■ **Prompt**:
Write out again, word for word, the lines below from the line that holds "Output the Python" through the line that holds "from bokeh.resources import INLINE", omitting pictures.

■ **Source records**:
★ ★ ★ ★

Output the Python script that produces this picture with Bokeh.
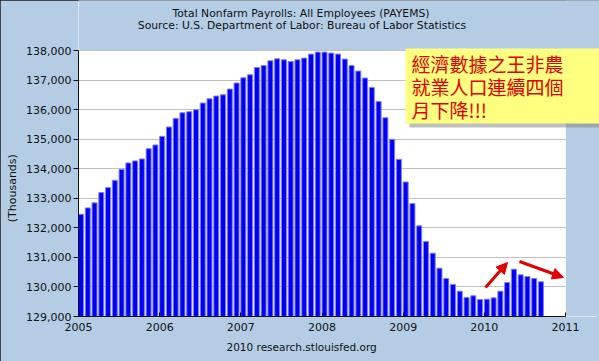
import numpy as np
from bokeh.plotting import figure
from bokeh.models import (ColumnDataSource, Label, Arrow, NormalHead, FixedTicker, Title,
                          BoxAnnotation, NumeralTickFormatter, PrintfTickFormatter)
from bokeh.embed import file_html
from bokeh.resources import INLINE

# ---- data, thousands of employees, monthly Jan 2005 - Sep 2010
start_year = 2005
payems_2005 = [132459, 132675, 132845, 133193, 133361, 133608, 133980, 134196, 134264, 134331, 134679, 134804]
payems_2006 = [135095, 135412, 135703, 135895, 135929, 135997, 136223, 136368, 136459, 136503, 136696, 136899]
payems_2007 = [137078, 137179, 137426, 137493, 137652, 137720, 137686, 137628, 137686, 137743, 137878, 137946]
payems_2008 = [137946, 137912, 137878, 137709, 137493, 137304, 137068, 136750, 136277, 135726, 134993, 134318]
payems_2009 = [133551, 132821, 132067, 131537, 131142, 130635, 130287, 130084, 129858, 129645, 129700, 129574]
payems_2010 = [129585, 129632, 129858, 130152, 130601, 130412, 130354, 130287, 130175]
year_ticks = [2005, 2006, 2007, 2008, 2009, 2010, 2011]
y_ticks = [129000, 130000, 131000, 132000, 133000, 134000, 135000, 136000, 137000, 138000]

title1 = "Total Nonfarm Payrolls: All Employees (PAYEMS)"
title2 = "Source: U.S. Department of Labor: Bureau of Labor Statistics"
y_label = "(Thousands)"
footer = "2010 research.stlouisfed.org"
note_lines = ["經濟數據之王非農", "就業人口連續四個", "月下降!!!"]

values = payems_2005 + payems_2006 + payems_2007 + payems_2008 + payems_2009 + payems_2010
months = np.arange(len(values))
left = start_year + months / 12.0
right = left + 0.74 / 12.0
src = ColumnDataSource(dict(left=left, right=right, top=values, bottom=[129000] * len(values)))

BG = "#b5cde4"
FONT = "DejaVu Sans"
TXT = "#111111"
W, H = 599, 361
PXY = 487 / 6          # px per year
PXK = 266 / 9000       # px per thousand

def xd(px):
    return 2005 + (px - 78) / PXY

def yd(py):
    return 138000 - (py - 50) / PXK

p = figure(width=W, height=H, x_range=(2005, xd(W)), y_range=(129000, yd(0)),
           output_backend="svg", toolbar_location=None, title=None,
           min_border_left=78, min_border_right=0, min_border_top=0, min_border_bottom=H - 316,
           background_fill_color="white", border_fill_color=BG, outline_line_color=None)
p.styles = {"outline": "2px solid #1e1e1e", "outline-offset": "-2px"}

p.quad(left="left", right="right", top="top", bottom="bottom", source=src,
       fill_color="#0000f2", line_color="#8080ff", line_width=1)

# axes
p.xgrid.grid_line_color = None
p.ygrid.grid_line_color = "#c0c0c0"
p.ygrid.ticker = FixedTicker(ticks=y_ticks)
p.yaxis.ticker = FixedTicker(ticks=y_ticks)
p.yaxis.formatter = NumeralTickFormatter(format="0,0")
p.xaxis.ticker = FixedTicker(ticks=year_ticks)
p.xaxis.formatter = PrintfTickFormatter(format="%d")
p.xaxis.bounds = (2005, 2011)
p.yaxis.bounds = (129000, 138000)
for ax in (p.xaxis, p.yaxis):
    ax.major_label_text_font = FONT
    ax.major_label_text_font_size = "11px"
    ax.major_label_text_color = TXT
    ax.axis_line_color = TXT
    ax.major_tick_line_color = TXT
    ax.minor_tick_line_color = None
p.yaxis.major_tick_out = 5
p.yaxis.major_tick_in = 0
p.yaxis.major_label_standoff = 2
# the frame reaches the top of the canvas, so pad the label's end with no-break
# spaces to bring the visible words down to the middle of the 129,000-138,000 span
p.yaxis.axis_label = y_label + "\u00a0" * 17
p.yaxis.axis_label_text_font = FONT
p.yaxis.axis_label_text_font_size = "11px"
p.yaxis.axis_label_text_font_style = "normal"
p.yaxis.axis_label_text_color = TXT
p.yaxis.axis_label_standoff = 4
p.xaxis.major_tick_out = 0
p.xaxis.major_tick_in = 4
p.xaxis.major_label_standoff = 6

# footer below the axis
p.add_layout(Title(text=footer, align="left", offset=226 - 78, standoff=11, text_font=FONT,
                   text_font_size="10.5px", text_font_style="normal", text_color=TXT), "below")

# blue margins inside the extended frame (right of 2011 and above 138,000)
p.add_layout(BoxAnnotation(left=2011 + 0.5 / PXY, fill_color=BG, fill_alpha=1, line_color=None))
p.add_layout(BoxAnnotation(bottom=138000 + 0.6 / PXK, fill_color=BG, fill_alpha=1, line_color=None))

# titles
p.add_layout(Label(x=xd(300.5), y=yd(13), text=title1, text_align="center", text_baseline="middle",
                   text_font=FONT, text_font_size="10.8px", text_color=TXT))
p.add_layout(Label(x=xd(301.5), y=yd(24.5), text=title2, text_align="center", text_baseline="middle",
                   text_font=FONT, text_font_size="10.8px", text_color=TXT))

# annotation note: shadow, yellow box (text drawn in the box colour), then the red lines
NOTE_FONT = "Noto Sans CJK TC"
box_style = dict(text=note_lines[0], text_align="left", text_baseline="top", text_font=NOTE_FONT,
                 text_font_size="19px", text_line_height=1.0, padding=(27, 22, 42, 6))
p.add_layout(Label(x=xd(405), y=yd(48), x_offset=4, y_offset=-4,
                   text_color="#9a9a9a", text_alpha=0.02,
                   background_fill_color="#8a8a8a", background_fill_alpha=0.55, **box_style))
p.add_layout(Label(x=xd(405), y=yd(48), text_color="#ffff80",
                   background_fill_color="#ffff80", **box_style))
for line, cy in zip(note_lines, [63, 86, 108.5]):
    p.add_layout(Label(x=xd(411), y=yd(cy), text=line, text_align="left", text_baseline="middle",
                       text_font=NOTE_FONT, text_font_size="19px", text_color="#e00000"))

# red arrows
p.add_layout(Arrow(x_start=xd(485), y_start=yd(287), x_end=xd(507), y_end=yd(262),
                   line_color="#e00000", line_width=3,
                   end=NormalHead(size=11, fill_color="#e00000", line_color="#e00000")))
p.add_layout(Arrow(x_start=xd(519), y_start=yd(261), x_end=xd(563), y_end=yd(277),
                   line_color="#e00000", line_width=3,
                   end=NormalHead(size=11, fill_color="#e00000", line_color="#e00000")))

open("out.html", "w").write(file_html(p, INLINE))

★ ★ ★ ★

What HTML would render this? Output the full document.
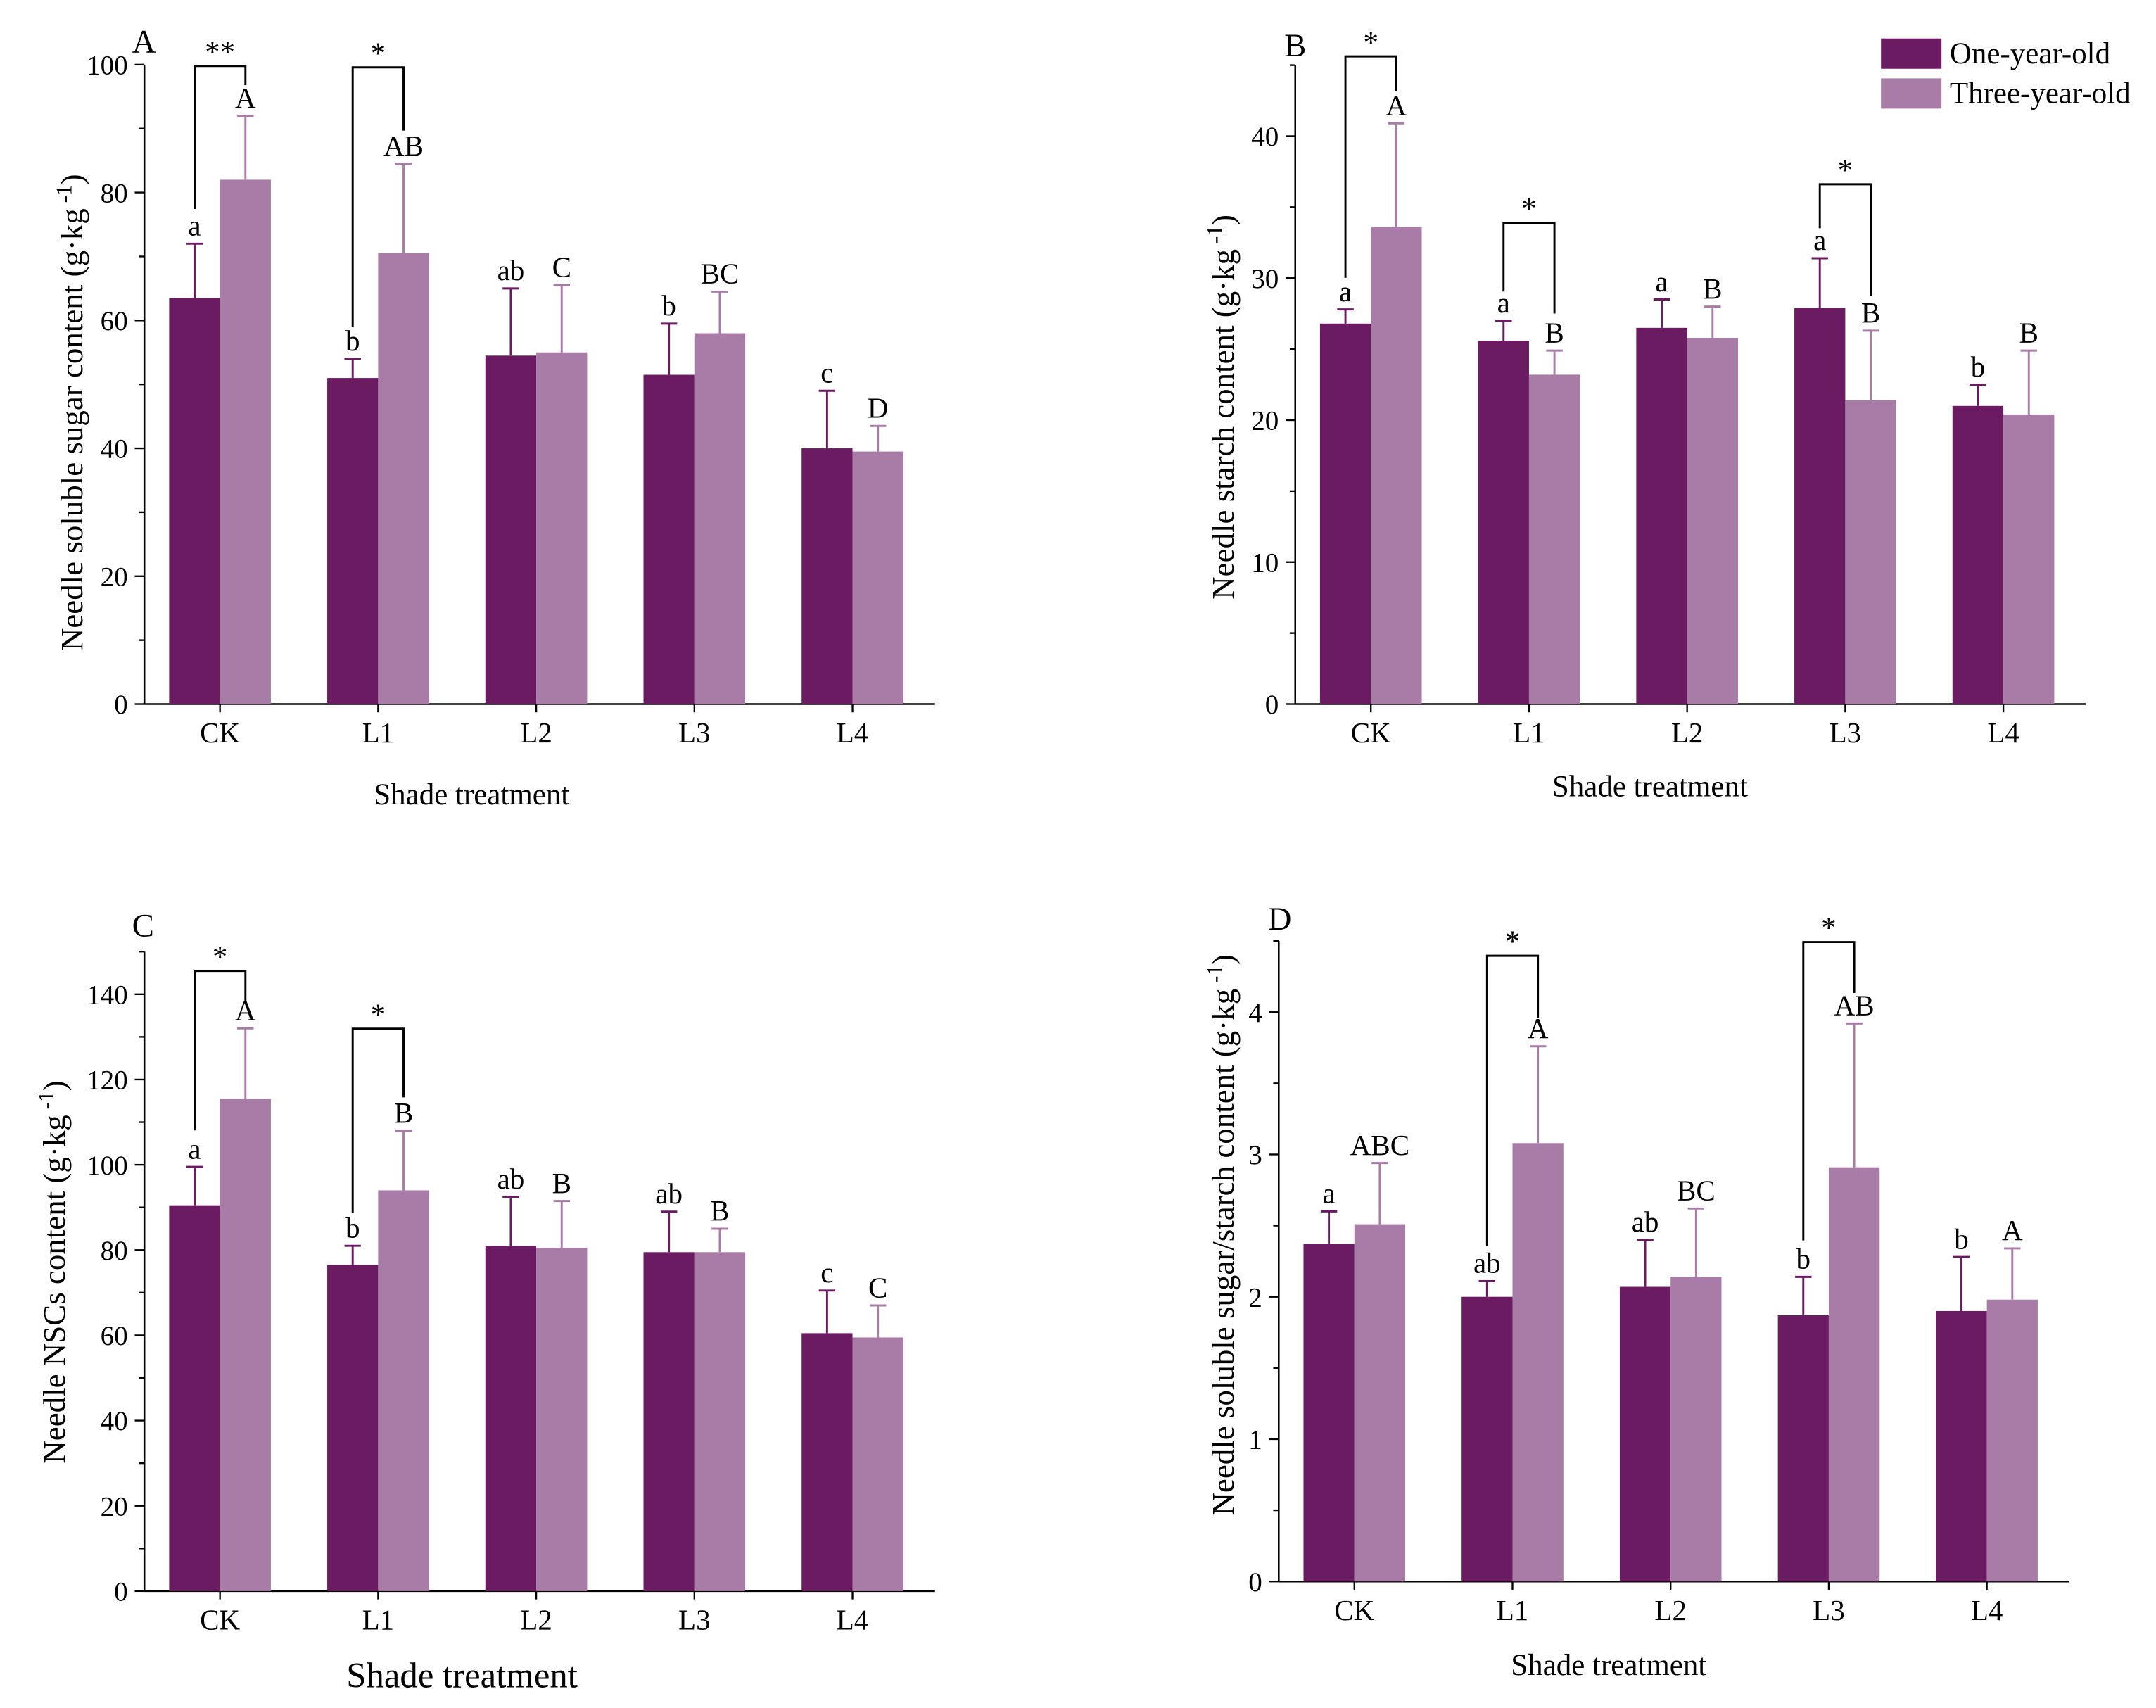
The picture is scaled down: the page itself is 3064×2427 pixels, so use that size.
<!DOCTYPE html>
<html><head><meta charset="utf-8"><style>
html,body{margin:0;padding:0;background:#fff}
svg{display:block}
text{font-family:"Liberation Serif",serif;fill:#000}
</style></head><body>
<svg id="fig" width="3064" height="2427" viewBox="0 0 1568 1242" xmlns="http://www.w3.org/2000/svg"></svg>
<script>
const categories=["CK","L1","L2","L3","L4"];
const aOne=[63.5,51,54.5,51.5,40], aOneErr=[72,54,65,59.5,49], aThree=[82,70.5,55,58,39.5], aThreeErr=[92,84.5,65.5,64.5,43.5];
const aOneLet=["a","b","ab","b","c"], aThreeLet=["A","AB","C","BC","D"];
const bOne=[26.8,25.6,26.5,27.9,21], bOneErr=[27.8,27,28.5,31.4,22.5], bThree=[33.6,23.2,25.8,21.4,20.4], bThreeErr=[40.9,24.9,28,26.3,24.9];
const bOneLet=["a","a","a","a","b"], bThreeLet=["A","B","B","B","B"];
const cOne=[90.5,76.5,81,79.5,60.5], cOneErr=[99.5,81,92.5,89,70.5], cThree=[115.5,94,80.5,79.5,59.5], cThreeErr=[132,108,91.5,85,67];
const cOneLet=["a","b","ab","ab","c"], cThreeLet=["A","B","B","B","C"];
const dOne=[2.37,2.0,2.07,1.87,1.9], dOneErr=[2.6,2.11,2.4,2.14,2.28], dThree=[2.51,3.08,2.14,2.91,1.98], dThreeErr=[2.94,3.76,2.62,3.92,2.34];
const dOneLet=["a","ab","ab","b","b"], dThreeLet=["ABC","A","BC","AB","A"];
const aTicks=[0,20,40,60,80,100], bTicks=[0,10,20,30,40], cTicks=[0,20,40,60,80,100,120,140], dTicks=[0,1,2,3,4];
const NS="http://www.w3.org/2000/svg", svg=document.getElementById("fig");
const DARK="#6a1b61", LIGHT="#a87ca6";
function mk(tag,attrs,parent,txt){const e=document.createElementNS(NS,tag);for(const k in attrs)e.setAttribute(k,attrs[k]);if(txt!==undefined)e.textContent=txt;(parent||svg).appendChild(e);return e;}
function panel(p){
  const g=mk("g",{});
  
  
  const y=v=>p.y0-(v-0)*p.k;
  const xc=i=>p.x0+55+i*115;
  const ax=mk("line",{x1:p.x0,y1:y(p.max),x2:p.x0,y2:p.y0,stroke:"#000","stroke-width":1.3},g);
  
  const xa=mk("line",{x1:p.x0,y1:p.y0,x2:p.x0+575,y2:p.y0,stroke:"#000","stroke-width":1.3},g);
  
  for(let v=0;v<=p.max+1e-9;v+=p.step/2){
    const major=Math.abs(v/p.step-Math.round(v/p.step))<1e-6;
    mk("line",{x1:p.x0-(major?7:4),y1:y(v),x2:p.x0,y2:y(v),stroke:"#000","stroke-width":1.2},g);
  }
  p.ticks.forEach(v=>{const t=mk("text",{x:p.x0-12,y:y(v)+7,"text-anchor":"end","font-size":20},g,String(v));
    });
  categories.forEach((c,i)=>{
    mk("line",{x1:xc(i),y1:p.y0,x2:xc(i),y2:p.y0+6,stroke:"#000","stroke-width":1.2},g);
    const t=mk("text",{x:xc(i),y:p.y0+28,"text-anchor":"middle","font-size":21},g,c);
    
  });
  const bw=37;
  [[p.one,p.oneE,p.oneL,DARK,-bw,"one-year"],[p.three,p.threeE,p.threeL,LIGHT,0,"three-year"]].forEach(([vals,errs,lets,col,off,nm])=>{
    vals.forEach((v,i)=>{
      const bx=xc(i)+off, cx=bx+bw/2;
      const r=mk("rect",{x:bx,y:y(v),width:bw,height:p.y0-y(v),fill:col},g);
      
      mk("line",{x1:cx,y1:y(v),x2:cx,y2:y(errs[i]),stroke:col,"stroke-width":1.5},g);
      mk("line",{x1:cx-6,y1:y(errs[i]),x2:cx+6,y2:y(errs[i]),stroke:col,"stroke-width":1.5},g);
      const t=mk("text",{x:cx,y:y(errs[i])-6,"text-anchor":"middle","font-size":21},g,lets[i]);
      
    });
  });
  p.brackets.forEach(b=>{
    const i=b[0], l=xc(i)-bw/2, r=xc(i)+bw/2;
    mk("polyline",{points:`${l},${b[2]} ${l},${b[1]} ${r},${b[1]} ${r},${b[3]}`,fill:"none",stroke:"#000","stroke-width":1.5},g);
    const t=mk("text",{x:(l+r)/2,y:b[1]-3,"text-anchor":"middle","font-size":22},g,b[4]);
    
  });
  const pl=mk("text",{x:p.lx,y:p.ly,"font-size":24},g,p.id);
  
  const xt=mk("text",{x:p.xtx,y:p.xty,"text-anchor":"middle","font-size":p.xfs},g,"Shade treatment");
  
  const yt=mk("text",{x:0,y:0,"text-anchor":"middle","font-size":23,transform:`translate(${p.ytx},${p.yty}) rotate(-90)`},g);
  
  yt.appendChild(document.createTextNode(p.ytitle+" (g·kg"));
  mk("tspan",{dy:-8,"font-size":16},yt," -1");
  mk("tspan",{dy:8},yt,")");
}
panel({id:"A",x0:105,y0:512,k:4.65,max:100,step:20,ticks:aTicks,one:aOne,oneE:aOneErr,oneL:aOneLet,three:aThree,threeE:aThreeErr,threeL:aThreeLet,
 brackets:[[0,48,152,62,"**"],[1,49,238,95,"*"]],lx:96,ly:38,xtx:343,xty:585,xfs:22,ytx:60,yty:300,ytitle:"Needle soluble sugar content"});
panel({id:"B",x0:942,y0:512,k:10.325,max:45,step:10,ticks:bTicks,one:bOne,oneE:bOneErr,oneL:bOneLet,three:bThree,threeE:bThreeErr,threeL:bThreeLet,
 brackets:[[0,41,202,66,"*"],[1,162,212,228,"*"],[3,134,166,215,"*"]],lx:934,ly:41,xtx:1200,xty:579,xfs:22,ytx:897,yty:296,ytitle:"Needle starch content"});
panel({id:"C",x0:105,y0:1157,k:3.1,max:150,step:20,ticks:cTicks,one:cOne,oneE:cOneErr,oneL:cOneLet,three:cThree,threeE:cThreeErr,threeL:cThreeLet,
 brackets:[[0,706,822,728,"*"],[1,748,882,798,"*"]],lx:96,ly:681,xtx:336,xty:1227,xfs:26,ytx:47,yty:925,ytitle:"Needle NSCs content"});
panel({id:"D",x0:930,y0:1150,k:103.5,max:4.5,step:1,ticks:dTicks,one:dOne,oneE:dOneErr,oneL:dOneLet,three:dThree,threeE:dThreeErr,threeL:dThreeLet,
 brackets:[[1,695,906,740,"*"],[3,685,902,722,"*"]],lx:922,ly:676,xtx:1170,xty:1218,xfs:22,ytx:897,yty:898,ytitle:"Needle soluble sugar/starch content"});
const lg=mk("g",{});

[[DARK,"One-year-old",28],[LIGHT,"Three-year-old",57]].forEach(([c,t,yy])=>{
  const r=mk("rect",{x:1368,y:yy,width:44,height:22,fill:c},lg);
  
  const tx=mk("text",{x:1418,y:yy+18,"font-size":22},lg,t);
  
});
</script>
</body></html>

★ ★ ★ ★

■ **Expected output**:
Output the Python script that produces this picture with Bokeh.
import numpy as np
from bokeh.plotting import figure
from bokeh.models import (ColumnDataSource, Label, Arrow, NormalHead, FixedTicker, Title,
                          BoxAnnotation, NumeralTickFormatter, PrintfTickFormatter)
from bokeh.embed import file_html
from bokeh.resources import INLINE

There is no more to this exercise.